Quotes reported in James William Norton-Kyshe's The Dictionary of Legal Quotations (1904), p. 105-106.
  • Writers on international law . . . cannot make the law … it must have received the assent of the nations who are to be bound by it. This assent may be express … or may be implied from established usage.
  • International law is part of the common law.
    • Pigott, B., Attorney General v. Sillem and others, " The Alexandra" (1864), 12 W. R. 258.
  • International law, like the moral law, is part of the law of England, but only to the extent that the Courts will not help those that break it.
  • In questions of international law we should not depart from any settled decisions, nor lay down any doctrine inconsistent with them.
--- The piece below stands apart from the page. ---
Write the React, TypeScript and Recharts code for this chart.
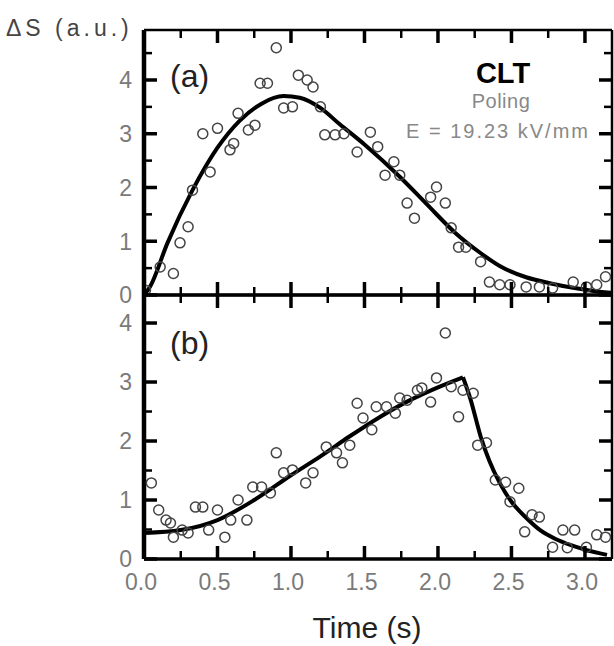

  • A great part of the law of nations stands upon the usage and practice of nations. It is introduced, indeed, by general principles: but it travels with those general principles only to a certain extent: and, if it stops there, you are not at liberty to go further, and to say, that mere general speculations would bear you out in a further progress— thus, for instance, on mere general principles it is lawful to destroy your enemy; and mere general principles make no great difference as to the manner by which this is to be effected; but the conventional law of mankind, which is evidenced in their practice, does make a distinction, and allows some, and prohibits other, modes of destruction.
    • Sir W. Scott, "The Flad Oyen" (1799), 1 C. Rob. 140.
  • The voluntary law of nations derives its force from the presumed consent of nations, the conventional from their express consent; the consuetudinary from their tacit consent.
    • Wolfus, "Jus Gentium" (Prolegomena), § 25.